+++ Data segment

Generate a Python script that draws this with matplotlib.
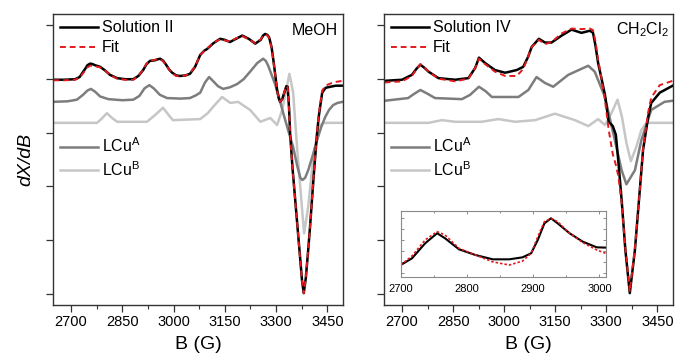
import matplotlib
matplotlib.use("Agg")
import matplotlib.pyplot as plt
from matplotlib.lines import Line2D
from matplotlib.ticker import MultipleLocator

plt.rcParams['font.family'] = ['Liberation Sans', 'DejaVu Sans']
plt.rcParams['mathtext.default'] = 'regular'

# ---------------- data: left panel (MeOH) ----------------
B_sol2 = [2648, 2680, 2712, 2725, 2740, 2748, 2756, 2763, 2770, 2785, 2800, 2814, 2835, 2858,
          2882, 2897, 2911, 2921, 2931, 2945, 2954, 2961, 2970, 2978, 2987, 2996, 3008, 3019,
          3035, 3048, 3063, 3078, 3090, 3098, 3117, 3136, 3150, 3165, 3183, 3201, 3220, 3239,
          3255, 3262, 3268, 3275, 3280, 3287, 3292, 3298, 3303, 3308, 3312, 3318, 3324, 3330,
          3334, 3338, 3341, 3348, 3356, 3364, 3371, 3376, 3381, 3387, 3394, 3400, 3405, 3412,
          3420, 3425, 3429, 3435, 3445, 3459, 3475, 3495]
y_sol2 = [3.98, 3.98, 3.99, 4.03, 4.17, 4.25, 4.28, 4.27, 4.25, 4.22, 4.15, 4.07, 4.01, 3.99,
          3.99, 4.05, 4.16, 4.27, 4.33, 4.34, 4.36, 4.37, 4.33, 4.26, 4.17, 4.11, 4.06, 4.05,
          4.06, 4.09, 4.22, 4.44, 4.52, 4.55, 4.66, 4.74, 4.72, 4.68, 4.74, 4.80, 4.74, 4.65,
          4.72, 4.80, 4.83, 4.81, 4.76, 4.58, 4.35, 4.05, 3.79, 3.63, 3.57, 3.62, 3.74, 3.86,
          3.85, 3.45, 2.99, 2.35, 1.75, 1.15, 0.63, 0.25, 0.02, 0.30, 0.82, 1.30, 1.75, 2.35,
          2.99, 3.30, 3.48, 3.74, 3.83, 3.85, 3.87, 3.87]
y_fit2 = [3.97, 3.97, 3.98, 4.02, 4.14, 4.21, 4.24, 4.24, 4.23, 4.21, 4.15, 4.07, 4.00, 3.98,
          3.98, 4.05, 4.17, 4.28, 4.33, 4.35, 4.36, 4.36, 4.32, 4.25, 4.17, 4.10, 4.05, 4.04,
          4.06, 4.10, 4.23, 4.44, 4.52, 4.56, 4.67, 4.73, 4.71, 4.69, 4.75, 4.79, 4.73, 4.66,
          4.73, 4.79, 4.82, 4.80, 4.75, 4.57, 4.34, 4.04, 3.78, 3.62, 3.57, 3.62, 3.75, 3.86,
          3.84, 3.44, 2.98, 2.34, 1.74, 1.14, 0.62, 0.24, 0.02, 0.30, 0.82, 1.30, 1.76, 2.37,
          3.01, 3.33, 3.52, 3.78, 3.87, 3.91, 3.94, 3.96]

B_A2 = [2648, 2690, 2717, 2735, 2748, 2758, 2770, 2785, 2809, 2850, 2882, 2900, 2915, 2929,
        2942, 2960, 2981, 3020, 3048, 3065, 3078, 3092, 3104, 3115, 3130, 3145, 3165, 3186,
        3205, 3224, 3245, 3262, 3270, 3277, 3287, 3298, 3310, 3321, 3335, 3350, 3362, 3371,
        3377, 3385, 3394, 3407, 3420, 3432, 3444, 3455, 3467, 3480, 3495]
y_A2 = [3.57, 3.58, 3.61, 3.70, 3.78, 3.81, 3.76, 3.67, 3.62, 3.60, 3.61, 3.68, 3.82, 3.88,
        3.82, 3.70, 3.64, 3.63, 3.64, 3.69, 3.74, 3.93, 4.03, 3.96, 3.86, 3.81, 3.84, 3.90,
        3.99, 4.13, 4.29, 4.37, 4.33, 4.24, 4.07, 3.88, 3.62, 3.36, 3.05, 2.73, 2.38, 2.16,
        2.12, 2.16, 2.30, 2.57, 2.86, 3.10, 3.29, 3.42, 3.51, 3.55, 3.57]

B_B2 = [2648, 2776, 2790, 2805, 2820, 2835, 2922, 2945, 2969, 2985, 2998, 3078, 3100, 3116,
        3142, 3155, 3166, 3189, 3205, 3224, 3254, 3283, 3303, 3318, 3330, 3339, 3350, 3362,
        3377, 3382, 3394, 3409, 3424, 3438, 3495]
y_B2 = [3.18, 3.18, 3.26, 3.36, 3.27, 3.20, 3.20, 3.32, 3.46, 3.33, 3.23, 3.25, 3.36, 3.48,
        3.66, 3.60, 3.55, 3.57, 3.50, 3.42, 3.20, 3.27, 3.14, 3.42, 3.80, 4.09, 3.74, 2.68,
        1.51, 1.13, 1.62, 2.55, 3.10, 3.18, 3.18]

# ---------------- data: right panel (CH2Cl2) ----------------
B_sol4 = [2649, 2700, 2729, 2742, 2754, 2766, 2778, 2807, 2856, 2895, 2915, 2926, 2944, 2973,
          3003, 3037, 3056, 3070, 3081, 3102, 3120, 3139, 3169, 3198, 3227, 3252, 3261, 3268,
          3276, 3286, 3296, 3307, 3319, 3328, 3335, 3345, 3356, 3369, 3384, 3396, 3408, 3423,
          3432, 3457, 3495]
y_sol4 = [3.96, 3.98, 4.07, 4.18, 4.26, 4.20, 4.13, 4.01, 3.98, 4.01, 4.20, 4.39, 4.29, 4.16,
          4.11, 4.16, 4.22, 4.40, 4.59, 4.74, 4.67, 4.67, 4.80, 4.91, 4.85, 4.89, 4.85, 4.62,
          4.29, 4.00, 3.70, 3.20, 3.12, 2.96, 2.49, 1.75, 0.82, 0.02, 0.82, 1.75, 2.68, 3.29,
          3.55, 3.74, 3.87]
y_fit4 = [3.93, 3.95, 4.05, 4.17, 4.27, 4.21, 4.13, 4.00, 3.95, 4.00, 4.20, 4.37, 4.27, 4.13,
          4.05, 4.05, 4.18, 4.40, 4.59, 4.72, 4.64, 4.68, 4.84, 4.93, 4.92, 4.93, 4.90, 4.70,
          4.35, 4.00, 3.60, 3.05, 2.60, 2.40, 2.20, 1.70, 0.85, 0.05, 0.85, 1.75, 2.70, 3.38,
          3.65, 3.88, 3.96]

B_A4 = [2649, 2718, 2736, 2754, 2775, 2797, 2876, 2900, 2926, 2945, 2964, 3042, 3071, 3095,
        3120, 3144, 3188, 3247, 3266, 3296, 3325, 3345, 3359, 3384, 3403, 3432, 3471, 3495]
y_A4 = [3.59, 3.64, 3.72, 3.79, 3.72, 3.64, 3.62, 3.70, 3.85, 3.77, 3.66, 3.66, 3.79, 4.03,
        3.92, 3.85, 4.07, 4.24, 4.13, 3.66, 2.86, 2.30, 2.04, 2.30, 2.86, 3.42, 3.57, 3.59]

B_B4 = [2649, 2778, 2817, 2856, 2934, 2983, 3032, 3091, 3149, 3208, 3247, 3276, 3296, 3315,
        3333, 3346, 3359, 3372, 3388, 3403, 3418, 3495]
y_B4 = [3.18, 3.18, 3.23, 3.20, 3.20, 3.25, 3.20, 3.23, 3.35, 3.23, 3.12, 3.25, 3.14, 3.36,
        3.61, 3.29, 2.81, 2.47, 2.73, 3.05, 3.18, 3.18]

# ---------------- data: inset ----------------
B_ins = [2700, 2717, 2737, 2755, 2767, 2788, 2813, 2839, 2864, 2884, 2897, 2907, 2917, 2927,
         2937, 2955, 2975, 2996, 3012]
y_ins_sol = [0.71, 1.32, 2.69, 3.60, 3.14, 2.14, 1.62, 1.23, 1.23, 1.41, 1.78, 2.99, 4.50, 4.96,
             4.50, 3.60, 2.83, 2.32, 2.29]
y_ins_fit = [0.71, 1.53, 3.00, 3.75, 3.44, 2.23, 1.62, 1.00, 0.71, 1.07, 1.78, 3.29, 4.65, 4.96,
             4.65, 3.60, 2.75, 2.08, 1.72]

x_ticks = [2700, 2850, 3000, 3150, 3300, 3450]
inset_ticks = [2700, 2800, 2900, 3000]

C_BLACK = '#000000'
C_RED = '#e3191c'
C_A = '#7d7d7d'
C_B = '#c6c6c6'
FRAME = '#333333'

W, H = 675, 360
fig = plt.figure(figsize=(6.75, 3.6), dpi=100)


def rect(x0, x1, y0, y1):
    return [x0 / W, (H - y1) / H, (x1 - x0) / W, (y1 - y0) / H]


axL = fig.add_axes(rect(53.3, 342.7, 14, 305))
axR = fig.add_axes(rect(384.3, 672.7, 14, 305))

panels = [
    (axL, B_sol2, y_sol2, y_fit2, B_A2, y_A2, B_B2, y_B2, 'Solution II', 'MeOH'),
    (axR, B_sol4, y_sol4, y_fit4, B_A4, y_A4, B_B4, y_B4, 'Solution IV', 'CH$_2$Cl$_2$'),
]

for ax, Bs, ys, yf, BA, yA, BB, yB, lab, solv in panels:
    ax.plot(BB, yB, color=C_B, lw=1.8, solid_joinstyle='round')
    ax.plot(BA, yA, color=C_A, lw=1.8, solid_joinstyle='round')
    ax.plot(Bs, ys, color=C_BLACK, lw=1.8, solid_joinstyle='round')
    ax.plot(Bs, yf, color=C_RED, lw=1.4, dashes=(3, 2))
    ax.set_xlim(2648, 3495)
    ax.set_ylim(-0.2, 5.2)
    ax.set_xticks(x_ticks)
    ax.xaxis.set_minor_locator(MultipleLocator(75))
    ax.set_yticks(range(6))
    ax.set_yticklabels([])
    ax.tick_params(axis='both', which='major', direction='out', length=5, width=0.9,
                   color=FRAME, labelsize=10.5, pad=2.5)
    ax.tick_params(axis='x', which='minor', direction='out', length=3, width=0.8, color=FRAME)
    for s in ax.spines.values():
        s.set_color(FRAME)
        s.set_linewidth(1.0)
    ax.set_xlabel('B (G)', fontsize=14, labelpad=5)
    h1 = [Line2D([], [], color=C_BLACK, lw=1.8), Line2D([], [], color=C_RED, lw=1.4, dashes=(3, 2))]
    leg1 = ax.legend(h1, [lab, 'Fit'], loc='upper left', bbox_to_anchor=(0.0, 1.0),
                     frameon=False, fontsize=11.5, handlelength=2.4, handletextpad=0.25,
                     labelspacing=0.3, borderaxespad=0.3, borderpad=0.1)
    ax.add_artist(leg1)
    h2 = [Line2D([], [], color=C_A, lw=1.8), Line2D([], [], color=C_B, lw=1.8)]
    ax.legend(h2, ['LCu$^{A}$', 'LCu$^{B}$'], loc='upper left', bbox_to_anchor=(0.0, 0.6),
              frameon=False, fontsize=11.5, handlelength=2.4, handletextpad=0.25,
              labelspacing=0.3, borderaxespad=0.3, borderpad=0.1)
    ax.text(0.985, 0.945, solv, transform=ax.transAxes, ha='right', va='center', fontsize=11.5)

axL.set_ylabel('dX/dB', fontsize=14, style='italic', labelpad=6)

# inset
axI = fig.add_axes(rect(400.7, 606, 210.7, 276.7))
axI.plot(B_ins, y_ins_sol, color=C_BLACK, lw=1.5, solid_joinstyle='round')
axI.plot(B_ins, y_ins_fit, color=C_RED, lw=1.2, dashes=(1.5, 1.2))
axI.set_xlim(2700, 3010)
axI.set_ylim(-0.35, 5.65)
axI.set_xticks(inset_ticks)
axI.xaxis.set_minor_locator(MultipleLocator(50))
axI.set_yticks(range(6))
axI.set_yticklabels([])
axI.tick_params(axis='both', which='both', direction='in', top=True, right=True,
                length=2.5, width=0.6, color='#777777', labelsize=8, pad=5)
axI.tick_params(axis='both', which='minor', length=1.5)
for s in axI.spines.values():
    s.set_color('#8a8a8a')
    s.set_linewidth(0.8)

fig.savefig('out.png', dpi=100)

++++++

What you are asked to do: Quote, please, every line of the material above from its start through the line that has "plt.rcParams['mathtext.default'] = 'regular'", reproducing the words exactly and dropping any images.

Result of the exercise:
Generate a Python script that draws this with matplotlib.
import matplotlib
matplotlib.use("Agg")
import matplotlib.pyplot as plt
from matplotlib.lines import Line2D
from matplotlib.ticker import MultipleLocator

plt.rcParams['font.family'] = ['Liberation Sans', 'DejaVu Sans']
plt.rcParams['mathtext.default'] = 'regular'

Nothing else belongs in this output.